The government faces internal opposition over economic reforms. Ministers have retreated from any major steps on subsidies until after an economic conference in late March with the Forces for Freedom and Change (FFC), a fractured grouping of political movements that backed the uprising and negotiated the power-sharing deal.
CORRUPTION
That is a problem for donors. “If they don’t do something about the fuel subsidies, they’re not going to get any money, simple as that,” said one Western diplomat. An announcement of a two-tier pricing system at some fuel stations from mid-February was insufficient, he added.
Influential left-wing currents with the FCC say outside aid is not needed, preferring to focus on retrieving funds lost through corruption and trying to reverse the accumulation of wealth by Sudan’s security apparatus under Bashir.
Steps have been taken to neutralize Bashir’s Islamist networks in ministries and the intelligence services, but the military’s high command and the paramilitary Rapid Support Forces (RSF) are leading Sudan’s top body, the sovereign council, for the first 21 months of the transition, so their interests are harder to challenge.
Investigations are going on into the violent dispersal of a protest last week, and the lethal crackdown on a sit-in in June in which civilian groups said more than 100 people were killed by RSF-led forces — accusations the RSF has sought to deflect.
The results will be “disruptive” whatever the findings, but top members of the military would have immunity unless it is lifted by the constitutional court or a legislative committee that is yet to be appointed, said Nabil Adib, a 77-year-old lawyer leading the probe.
Military factions were using the transitional period to expand their power, said Sadiq Farouk, an FFC leader from the Sudanese Communist Party.

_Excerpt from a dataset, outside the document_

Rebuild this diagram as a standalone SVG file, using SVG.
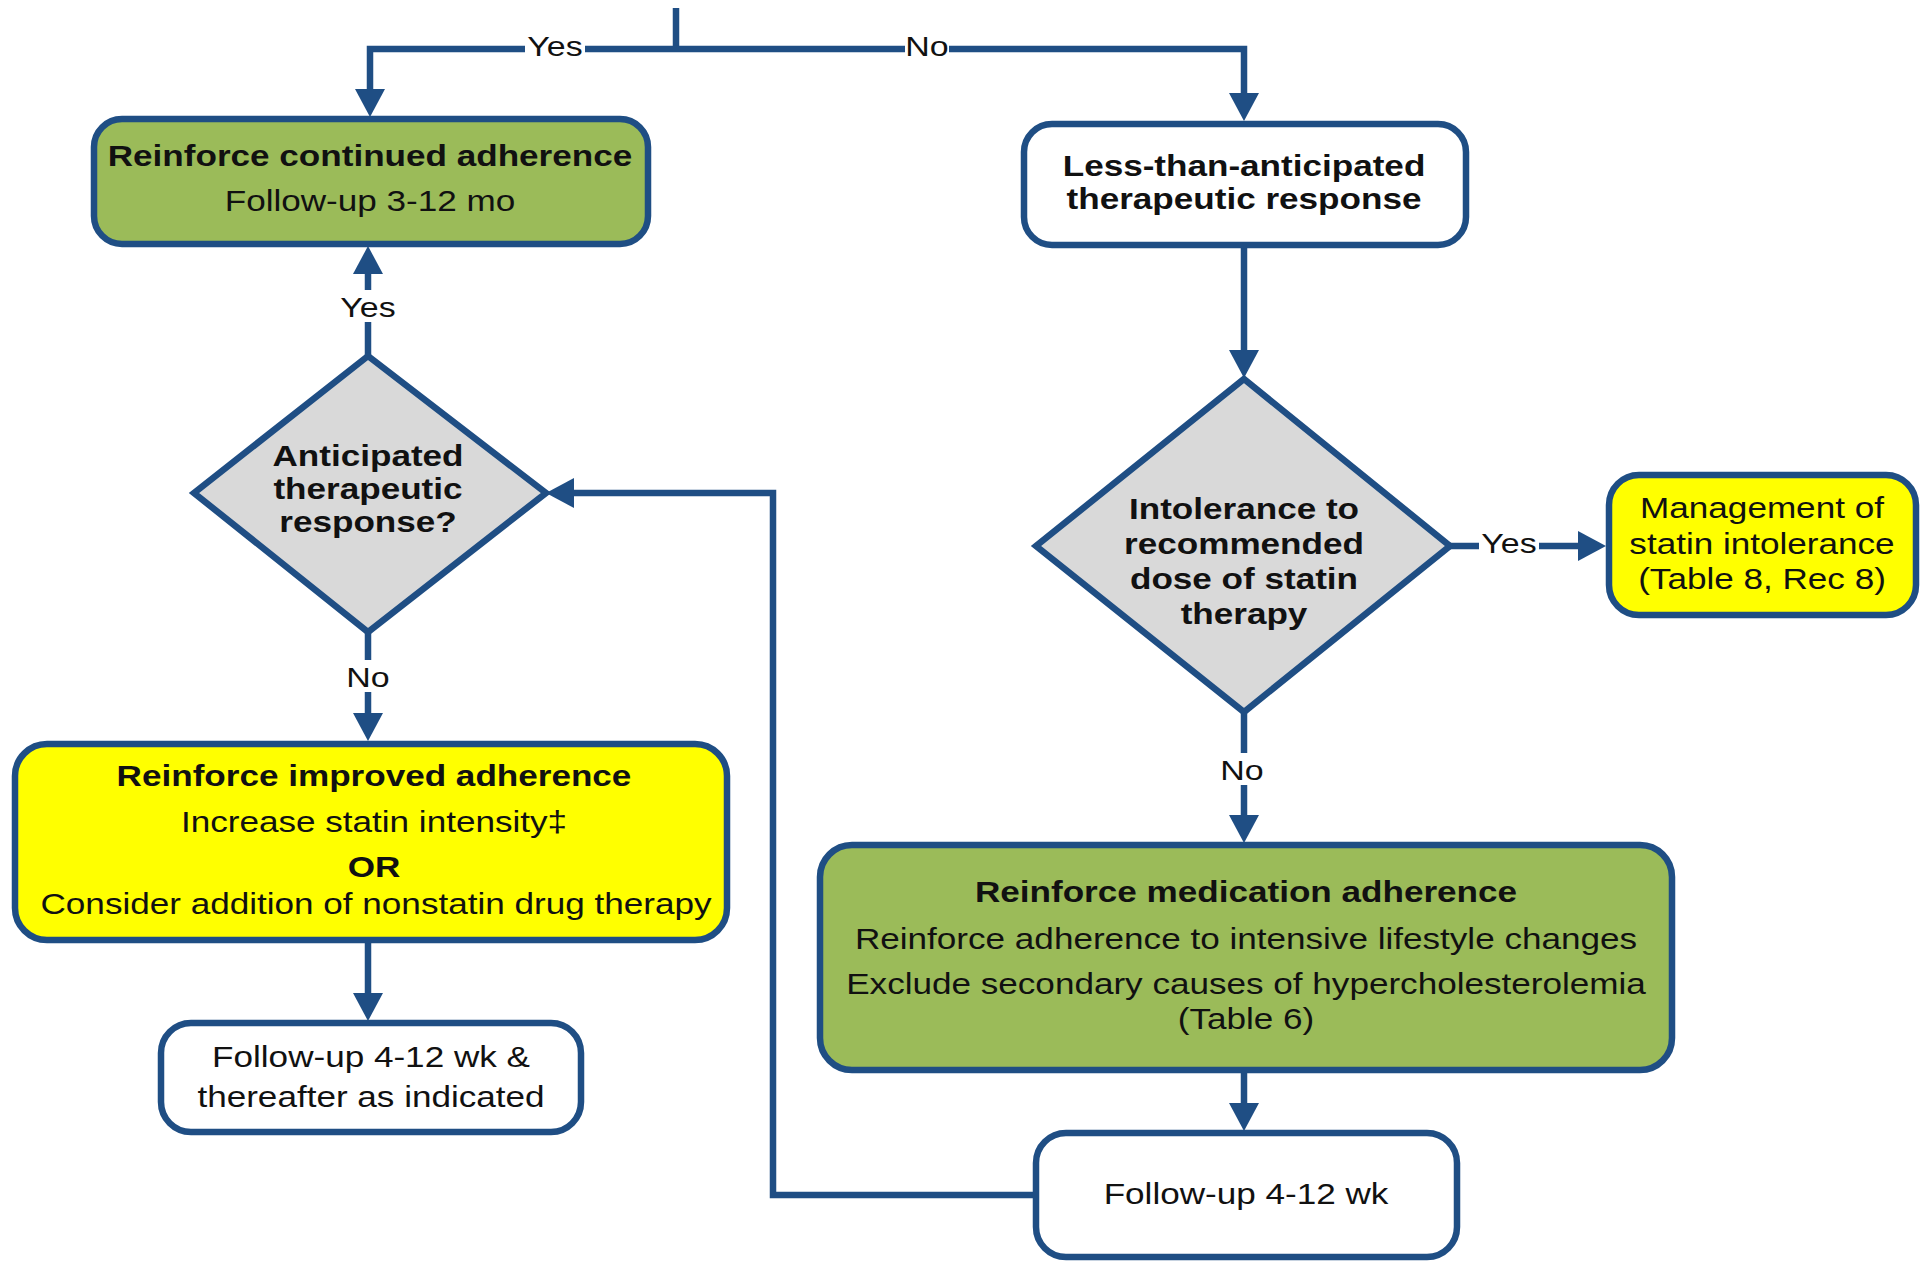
<svg xmlns="http://www.w3.org/2000/svg" width="1923" height="1265" viewBox="0 0 1923 1265">
<style>
.box{stroke:#1f4e84;stroke-width:6.5}
.green{fill:#9bbb59}
.yellow{fill:#ffff00}
.white{fill:#ffffff}
.dia{fill:#d9d9d9;stroke:#1f4e84;stroke-width:6.5;stroke-linejoin:miter}
.t{font-family:"Liberation Sans",Arial,sans-serif;font-size:29.5px;fill:#111;text-anchor:middle}
.b{font-weight:bold}
.conn{fill:none;stroke:#1f4e84;stroke-width:6.5}
.lbl{font-family:"Liberation Sans",Arial,sans-serif;font-size:28.5px;fill:#111;text-anchor:middle}
.lblbg{fill:#ffffff}
</style>
<defs>
<marker id="arr" markerUnits="userSpaceOnUse" markerWidth="30" markerHeight="32" refX="14" refY="15" orient="auto">
<path d="M0,0 L28,15 L0,30 Z" fill="#1f4e84"/>
</marker>
</defs>
<rect width="1923" height="1265" fill="#ffffff"/>
<g id="connectors">
<path class="conn" d="M676,8 V49"/>
<path class="conn" d="M676,49 H370 V103" marker-end="url(#arr)"/>
<path class="conn" d="M676,49 H1244 V107" marker-end="url(#arr)"/>
<path class="conn" d="M1244,245 V364" marker-end="url(#arr)"/>
<path class="conn" d="M1450,546 H1592" marker-end="url(#arr)"/>
<path class="conn" d="M1244,712 V829" marker-end="url(#arr)"/>
<path class="conn" d="M1244,1072 V1117" marker-end="url(#arr)"/>
<path class="conn" d="M1036,1195 H773 V493 H560" marker-end="url(#arr)"/>
<path class="conn" d="M368,356 V260" marker-end="url(#arr)"/>
<path class="conn" d="M368,632 V727" marker-end="url(#arr)"/>
<path class="conn" d="M368,942 V1007" marker-end="url(#arr)"/>
<g id="labels">
<rect class="lblbg" x="525" y="30" width="60" height="32"/>
<text class="lbl" transform="translate(555,56) scale(1.19,1)">Yes</text>
<rect class="lblbg" x="905" y="30" width="44" height="32"/>
<text class="lbl" transform="translate(927,56) scale(1.19,1)">No</text>
<rect class="lblbg" x="338" y="290" width="60" height="32"/>
<text class="lbl" transform="translate(368,317) scale(1.19,1)">Yes</text>
<rect class="lblbg" x="346" y="660" width="44" height="32"/>
<text class="lbl" transform="translate(368,687) scale(1.19,1)">No</text>
<rect class="lblbg" x="1479" y="526" width="60" height="32"/>
<text class="lbl" transform="translate(1509,553) scale(1.19,1)">Yes</text>
<rect class="lblbg" x="1220" y="753" width="44" height="32"/>
<text class="lbl" transform="translate(1242,780) scale(1.19,1)">No</text>
</g>
</g>
<g id="node-continued">
<rect class="box green" x="94" y="119" width="554" height="125" rx="28"/>
<text class="t b" transform="translate(370,166) scale(1.19,1)">Reinforce continued adherence</text>
<text class="t" transform="translate(370,211) scale(1.19,1)">Follow-up 3-12 mo</text>
</g>
<g id="node-less">
<rect class="box white" x="1024" y="124" width="442" height="121" rx="28"/>
<text class="t b" transform="translate(1244,176) scale(1.19,1)">Less-than-anticipated</text>
<text class="t b" transform="translate(1244,209) scale(1.19,1)">therapeutic response</text>
</g>
<g id="node-anticipated">
<polygon class="dia" points="368,356 546,493 368,632 194,493"/>
<text class="t b" transform="translate(368,466) scale(1.19,1)">Anticipated</text>
<text class="t b" transform="translate(368,499) scale(1.19,1)">therapeutic</text>
<text class="t b" transform="translate(368,532) scale(1.19,1)">response?</text>
</g>
<g id="node-intolerance">
<polygon class="dia" points="1244,379 1450,546 1244,712 1036,546"/>
<text class="t b" transform="translate(1244,519) scale(1.19,1)">Intolerance to</text>
<text class="t b" transform="translate(1244,554) scale(1.19,1)">recommended</text>
<text class="t b" transform="translate(1244,589) scale(1.19,1)">dose of statin</text>
<text class="t b" transform="translate(1244,624) scale(1.19,1)">therapy</text>
</g>
<g id="node-management">
<rect class="box yellow" x="1609" y="475" width="307" height="140" rx="30"/>
<text class="t" transform="translate(1762,518) scale(1.19,1)">Management of</text>
<text class="t" transform="translate(1762,554) scale(1.19,1)">statin intolerance</text>
<text class="t" transform="translate(1762,589) scale(1.19,1)">(Table 8, Rec 8)</text>
</g>
<g id="node-improved">
<rect class="box yellow" x="15" y="744" width="712" height="196" rx="32"/>
<text class="t b" transform="translate(374,786) scale(1.19,1)">Reinforce improved adherence</text>
<text class="t" transform="translate(374,832) scale(1.19,1)">Increase statin intensity‡</text>
<text class="t b" transform="translate(374,877) scale(1.19,1)">OR</text>
<text class="t" transform="translate(376,914) scale(1.19,1)">Consider addition of nonstatin drug therapy</text>
</g>
<g id="node-followup1">
<rect class="box white" x="161" y="1023" width="420" height="109" rx="30"/>
<text class="t" transform="translate(371,1067) scale(1.19,1)">Follow-up 4-12 wk &amp;</text>
<text class="t" transform="translate(371,1107) scale(1.19,1)">thereafter as indicated</text>
</g>
<g id="node-medication">
<rect class="box green" x="820" y="845" width="852" height="225" rx="32"/>
<text class="t b" transform="translate(1246,902) scale(1.19,1)">Reinforce medication adherence</text>
<text class="t" transform="translate(1246,949) scale(1.19,1)">Reinforce adherence to intensive lifestyle changes</text>
<text class="t" transform="translate(1246,994) scale(1.19,1)">Exclude secondary causes of hypercholesterolemia</text>
<text class="t" transform="translate(1246,1029) scale(1.19,1)">(Table 6)</text>
</g>
<g id="node-followup2">
<rect class="box white" x="1036" y="1133" width="421" height="124" rx="30"/>
<text class="t" transform="translate(1246,1204) scale(1.19,1)">Follow-up 4-12 wk</text>
</g>
</svg>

“The financial crisis is not the subsidies, it’s the resource allocation within the transitional authority,” he said. “More aid will not resolve Sudan’s issues.”
For this year’s budget, officials announced a contribution of $2 billion from the military, but diplomats saw the offer as proof of unaccountable economic power.
General Mohamed Hamdan Dagalo, the charismatic leader of the RSF who has interests in Sudan’s gold trade, has been working to polish his image, using a peace process to engage with rebel groups he once fought in the troubled western region of Darfur.
Salih acknowledged “some resistance” to attempts to limit military expenditure and bring economic resources under civilian control, but said there were no alternatives to sharing power. “It’s a very difficult partnership but we have to work together,” he said.